Yes, that's actually a much more interesting problem for Free Software (well, it'd be fascinating outside of Free Software but the issues quickly turn into a quagmire that would drown any attempt to solve it) Wouldn't it be great if a user could create a bug "Why doesn't my foozle work with banjo properly?" and after a while having exhausted their own ideas they could send it to Fedora, a Fedora developer could look at it, and after discussion with other Fedora developers, send it to the Foozle developers, who would take one look and say "Aha, that's a Banjo problem" and copy it over to the Banjo guys, who might say "Yeah, we fixed that in Banjo 1.4.3" and everyone involved would see all this happening so that then the Fedora developer can add "Banjo 1.4.3 is in testing, and you should be able to update to it in a few days", set a key-value field and later a Fedora automated script could add "Banjo-1.4.3.rpm is now available, it may fix your problem. Please tell us if it does. The key thought would be that this is /one bug/ not a series of different bugs in possibly different bug tracking systems, which are merely related. It's one guy's bug about his Foozle not working as he expected, and it simply connects into all these different bug tracking systems. The same theory as Git would apply, disk space is cheap, so every system can have visibility of the bug report in full, with every previous action and they just share updates. Other ideas while I'm scribbling: Priority fields don't belong to the bug. This isn't a P1 bug, or a low-priority bug, it's just a bug, and individuals would have their own perspective on its priority that was independent of and needn't even be sent around with, the bug report. Severity may or may not need to be treated the same way. Now that's something worth building. I wonder how hard it would be to get a working prototype and then to sell existing projects on supporting this way of working.
Distributed bugs
Posted May 15, 2008 12:59 UTC (Thu) by emk (subscriber, #1128) [Link]
Hmm. This is an excellent and interesting idea. We frequently need to shift bug reports
between projects at work: "Oops! That's not our bug. That's really a bug in $OTHER_LIBRARY."
Working out the semantics may be challenging, though. In particular, the original project
needs to keep some sort of "tracking bug" (probably just the same bug), and remember where to
pull updates from.
You'd also want tags--not in a git sense, but in del.icio.us sense ("release-1.2",
"subsystem-foo", "mystery-crasher"). And those might need to be project- or
maintainer-specific under certain circumstances.

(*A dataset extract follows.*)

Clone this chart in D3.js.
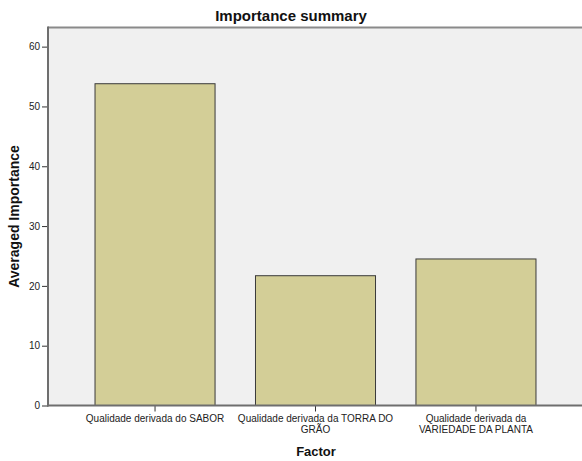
<!DOCTYPE html>
<html>
<head>
<meta charset="utf-8">
<script src="https://cdn.jsdelivr.net/npm/d3@7"></script>
<style>
  html, body { margin: 0; padding: 0; background: #ffffff; }
  svg { display: block; font-family: "Liberation Sans", Arial, sans-serif; }
</style>
</head>
<body>
<svg id="chart" width="582" height="461"></svg>
<script>
// Factor categories, each split into the lines it is printed on
const categories = [
  ["Qualidade derivada do SABOR"],
  ["Qualidade derivada da TORRA DO", "GRÃO"],
  ["Qualidade derivada da", "VARIEDADE DA PLANTA"]
];
// Averaged importance per factor
const importance = [53.8, 21.7, 24.5];
// Y-axis tick values
const yTicks = [0, 10, 20, 30, 40, 50, 60];

const svg = d3.select("#chart");
const W = 582, H = 461;
const plot = { left: 48, top: 27.5, right: 583, bottom: 405.5 };

const keys = categories.map((c, i) => i);
const x = d3.scaleBand()
  .domain(keys)
  .range([plot.left, plot.right])
  .paddingInner(0.252)
  .paddingOuter(0.293);

const y = d3.scaleLinear()
  .domain([0, 63.2])
  .range([plot.bottom, plot.top]);

// plot background
svg.append("rect")
  .attr("x", plot.left).attr("y", plot.top)
  .attr("width", W - plot.left).attr("height", plot.bottom - plot.top)
  .attr("fill", "#f0f0f0");

// bars
svg.append("g").selectAll("rect")
  .data(importance)
  .join("rect")
  .attr("x", (d, i) => x(i))
  .attr("y", d => y(d))
  .attr("width", x.bandwidth())
  .attr("height", d => y(0) - y(d))
  .attr("fill", "#d3ce97")
  .attr("stroke", "#3a3a3a")
  .attr("stroke-width", 1);

// top frame line
svg.append("line")
  .attr("x1", plot.left).attr("x2", W)
  .attr("y1", plot.top).attr("y2", plot.top)
  .attr("stroke", "#8a8a8a").attr("stroke-width", 2);

// y axis
const yAxis = svg.append("g")
  .attr("transform", `translate(${plot.left},0)`)
  .call(d3.axisLeft(y).tickValues(yTicks).tickSize(6).tickPadding(2));
yAxis.select(".domain").remove();
yAxis.selectAll(".tick line").attr("stroke", "#333").attr("stroke-width", 1);
yAxis.selectAll(".tick text")
  .attr("font-size", 10).attr("fill", "#222")
  .attr("font-family", "Liberation Sans, Arial, sans-serif");
svg.append("line")
  .attr("x1", plot.left).attr("x2", plot.left)
  .attr("y1", plot.top - 1).attr("y2", plot.bottom + 1)
  .attr("stroke", "#6e6e6e").attr("stroke-width", 2);

// x axis
const xAxis = svg.append("g")
  .attr("transform", `translate(0,${plot.bottom})`)
  .call(d3.axisBottom(x).tickSize(6).tickFormat(""));
xAxis.select(".domain").remove();
xAxis.selectAll(".tick line").attr("stroke", "#333").attr("stroke-width", 1);
svg.append("line")
  .attr("x1", plot.left - 1).attr("x2", W)
  .attr("y1", plot.bottom).attr("y2", plot.bottom)
  .attr("stroke", "#6e6e6e").attr("stroke-width", 2);

// category labels
const labels = svg.append("g")
  .attr("font-size", 10).attr("fill", "#222").attr("text-anchor", "middle");
categories.forEach((lines, i) => {
  const t = labels.append("text")
    .attr("x", x(i) + x.bandwidth() / 2)
    .attr("y", 421.5);
  lines.forEach((ln, j) => {
    t.append("tspan")
      .attr("x", x(i) + x.bandwidth() / 2)
      .attr("dy", j === 0 ? 0 : 11)
      .text(ln);
  });
});

// title
svg.append("text")
  .attr("x", 291).attr("y", 20.5)
  .attr("text-anchor", "middle")
  .attr("font-size", 15).attr("font-weight", "bold").attr("fill", "#111")
  .text("Importance summary");

// x axis title
svg.append("text")
  .attr("x", 316).attr("y", 456)
  .attr("text-anchor", "middle")
  .attr("font-size", 13).attr("font-weight", "bold").attr("fill", "#111")
  .text("Factor");

// y axis title
svg.append("text")
  .attr("transform", "translate(19,216.5) rotate(-90)")
  .attr("text-anchor", "middle")
  .attr("font-size", 14).attr("font-weight", "bold").attr("fill", "#111")
  .text("Averaged Importance");
</script>
</body>
</html>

And would there be new "resolution" values? "Waiting for upstream to fix", for example?
Distributed bugs
Posted May 17, 2008 18:47 UTC (Sat) by vonbrand (guest, #4458) [Link]
The technical problems to be solved are (comparatively) trivial (even a single bugzilla keeping track of all bugs would be enough to solve half of it or so), the hairy, so far unsolved problems are the organizational (people) problems.